Congratulations :smile:.


----------



## carsey (Aug 19, 2006)

*Re: Eneles - 5k*

Congratulations.


----------



## DonaldG (Aug 23, 2007)

*Re: Eneles - 5k*

Great one (or should I say 5000!). Well done Nicholas


----------



## Done_Fishin (Oct 10, 2006)

*Re: Eneles - 5k*

Congrats Nicholas, well done and keep up that great work ..


----------



## Zazula (Apr 27, 2006)

Errmm, I had to edit this thread's title, for 11K were missing from Nicholas' postcount. :grin: Congratulations, N! :beerchug:


----------



## Done_Fishin (Oct 10, 2006)

:lol: I thought it looked strange but couldn't place what it was !!


----------



## speedster123 (Oct 18, 2006)

*congratulations*


----------



## Deleted090308 (Jan 25, 2007)

Thanks guys.









(guess Roman was trying to be funny)


----------



## dai (Jul 2, 2004)

congratulations


----------



## JohnthePilot (Mar 30, 2006)

*Congratulations Nicholas* :4-clap::4-clap::4-cheers::4-cheers:
That was a quick 11,000 posts. :grin:


----------



## Glaswegian (Sep 16, 2005)

Congrats Nicholas and well done!!


----------



## Deleted090308 (Jan 25, 2007)

Thanks Dai, John and Iain.


----------



## Guest (Apr 6, 2008)

eneles said:


> (guess Roman was trying to be funny)


Everyone knows I am only making a joke when I use a smiley like a grin or tongue. This wasn't a joke.

Smile emoticon is to be used as such :smile:.


----------



## Guest (Apr 6, 2008)

DOH! My god I am sorry Nicholas. I am a total idiot sometimes I sware. This would be the type of situations where I find that I made a fool of myself and contact a moderator. Thank you for editing it guys.

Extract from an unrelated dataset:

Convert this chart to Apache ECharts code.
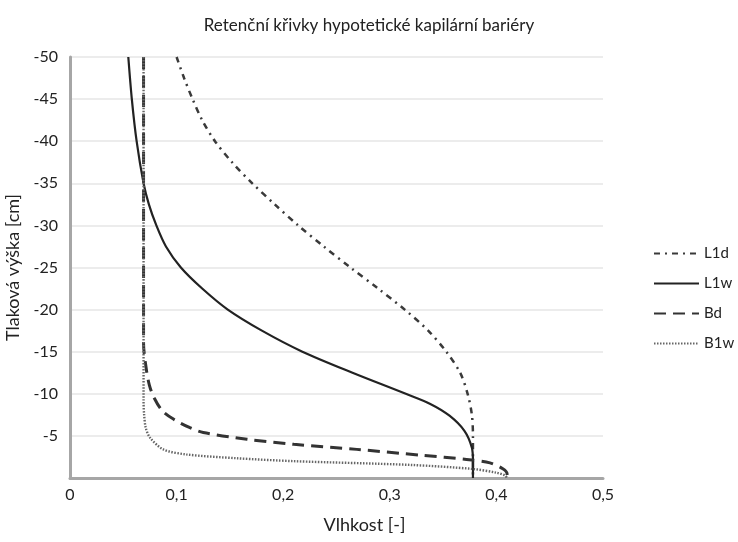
<!DOCTYPE html>
<html>
<head>
<meta charset="utf-8">
<title>Retenční křivky</title>
<script src="https://cdn.jsdelivr.net/npm/echarts@6/dist/echarts.min.js"></script>
<style>
  html, body { margin: 0; padding: 0; background: #fff; }
  #chart { width: 738px; height: 542px; }
</style>
</head>
<body>
<div id="chart"></div>
<script>
  // tlaková výška [cm] a vlhkost [-] pro jednotlivé křivky
  var l1dHead  = [-50, -47.5, -45, -42.5, -40, -37.5, -35, -32.5, -30, -27.5, -25, -22.5, -20, -17.5, -15, -12.5, -10, -7.5, -5, 0];
  var l1dTheta = [0.100, 0.107, 0.115, 0.124, 0.136, 0.152, 0.171, 0.192, 0.214, 0.238, 0.263, 0.289, 0.314, 0.336, 0.353, 0.366, 0.373, 0.377, 0.378, 0.378];

  var l1wHead  = [-50, -45, -40, -35, -32.5, -30, -27.5, -25, -22.5, -20, -17.5, -15, -12.5, -10, -8.8, -7.4, -5.6, -3.6, -2, 0];
  var l1wTheta = [0.0547, 0.058, 0.0625, 0.069, 0.074, 0.081, 0.09, 0.104, 0.124, 0.148, 0.18, 0.218, 0.265, 0.315, 0.338, 0.356, 0.37, 0.377, 0.378, 0.378];

  var bdHead  = [-50, -16, -13, -11, -9.5, -8, -7, -6, -5.4, -4.6, -4.0, -3.4, -2.7, -2.2, -1.8, -1.1, -0.5, 0];
  var bdTheta = [0.069, 0.069, 0.0715, 0.0745, 0.079, 0.0865, 0.097, 0.112, 0.125, 0.166, 0.21, 0.269, 0.33, 0.372, 0.394, 0.406, 0.41, 0.41];

  var b1wHead  = [-50, -20, -9, -7.6, -6, -4.8, -3.4, -2.8, -2.35, -2.0, -1.55, -1.07, -0.63, -0.3, 0];
  var b1wTheta = [0.069, 0.069, 0.069, 0.0695, 0.071, 0.075, 0.0875, 0.109, 0.156, 0.21, 0.32, 0.378, 0.4, 0.408, 0.41];

  var seriesNames = ['L1d', 'L1w', 'Bd', 'B1w'];

  function pairs(theta, head) {
    return theta.map(function (t, i) { return [t, head[i]]; });
  }

  var font = 'Lato, "Open Sans", sans-serif';

  var myChart = echarts.init(document.getElementById('chart'));
  myChart.setOption({
    animation: false,
    title: {
      text: 'Retenční křivky hypotetické kapilární bariéry',
      left: 'center',
      top: 12,
      textStyle: { fontFamily: font, fontSize: 17, fontWeight: 'normal', color: '#222' }
    },
    legend: {
      orient: 'vertical',
      left: 653,
      top: 246,
      padding: 0,
      itemWidth: 45,
      itemHeight: 14,
      itemGap: 15,
      data: seriesNames,
      itemStyle: { opacity: 0 },
      textStyle: { fontFamily: font, fontSize: 15, color: '#222' }
    },
    grid: { left: 70, right: 135, top: 57, bottom: 64, outerBoundsMode: 'none' },
    xAxis: {
      type: 'value',
      min: 0, max: 0.5, interval: 0.1,
      name: 'Vlhkost [-]',
      nameLocation: 'middle',
      nameGap: 38,
      nameTextStyle: { fontFamily: font, fontSize: 18, color: '#222', padding: [0, 0, 0, 56] },
      axisLine: { lineStyle: { color: '#a6a6a6', width: 3 } },
      axisTick: { show: false },
      splitLine: { show: false },
      axisLabel: {
        margin: 9,
        fontFamily: font, fontSize: 16, color: '#222',
        formatter: function (v) { return String(+v.toFixed(1)).replace('.', ','); }
      }
    },
    yAxis: {
      type: 'value',
      min: -50, max: 0, interval: 5,
      inverse: true,
      name: 'Tlaková výška [cm]',
      nameLocation: 'middle',
      nameGap: 46,
      nameTextStyle: { fontFamily: font, fontSize: 18, color: '#222' },
      axisLine: { show: true, lineStyle: { color: '#a6a6a6', width: 3 } },
      axisTick: { show: false },
      splitLine: { lineStyle: { color: '#e6e6e6', width: 1.5 } },
      axisLabel: {
        margin: 12,
        fontFamily: font, fontSize: 16, color: '#222',
        formatter: function (v) { return v === 0 ? '' : String(v); }
      }
    },
    series: [
      {
        name: 'L1d', type: 'line', symbol: 'none', smooth: 0.3,
        lineStyle: { color: '#3a3a3a', width: 2.5, type: [6, 5, 2, 5] },
        itemStyle: { color: '#3a3a3a' },
        data: pairs(l1dTheta, l1dHead)
      },
      {
        name: 'L1w', type: 'line', symbol: 'none', smooth: 0.3,
        lineStyle: { color: '#222', width: 2.2, type: 'solid' },
        itemStyle: { color: '#222' },
        data: pairs(l1wTheta, l1wHead)
      },
      {
        name: 'Bd', type: 'line', symbol: 'none', smooth: 0.3,
        lineStyle: { color: '#333', width: 3, type: [12, 7] },
        itemStyle: { color: '#333' },
        data: pairs(bdTheta, bdHead)
      },
      {
        name: 'B1w', type: 'line', symbol: 'none', smooth: 0.3,
        lineStyle: { color: '#666', width: 2.4, type: [1.5, 1.5] },
        itemStyle: { color: '#666' },
        data: pairs(b1wTheta, b1wHead)
      }
    ]
  });
</script>
</body>
</html>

A sincere apology to you Nicholas. As you can see from my above comment, I wasn't trying to make fun of you. Just found out now :frown:


----------



## Done_Fishin (Oct 10, 2006)

tech ... have you lost your smile ??? I'll lend you one .. oops did I say 1 ??? :grin: maybe that's the one that you're missing or that John put in there :laugh:










you can come out now ...


----------



## Guest (Apr 6, 2008)

> John put in there


So you guys have been reading the edit lines underneath my posts :laugh:. Eh, I lose a lot of my smile when I do something stupid :frown:.


----------



## JohnthePilot (Mar 30, 2006)

Not guilty. :grin:


----------



## Jack.Sparrow (Jan 22, 2007)

:laugh: Congrats Nicholas :4-clap: :4-clap:


----------



## Tumbleweed36 (May 14, 2005)

Congratulations on the achievement. The quality you bring to the forum is appreciated.


----------



## ashumann12 (Mar 18, 2007)

Congrats E! We are so glad to have you here!


----------



## Moki (Feb 29, 2008)

:4-clap: Great job, cowboy! :4-clap:


----------



## Deleted090308 (Jan 25, 2007)

Thanks JS, Tumbleweed, Adam and Moki.


----------



## Go The Power (Mar 5, 2007)

Congratulations eneles, well done and keep up the good work :4-clap::4-clap:


----------



## Deleted090308 (Jan 25, 2007)

Thanks Alex.


----------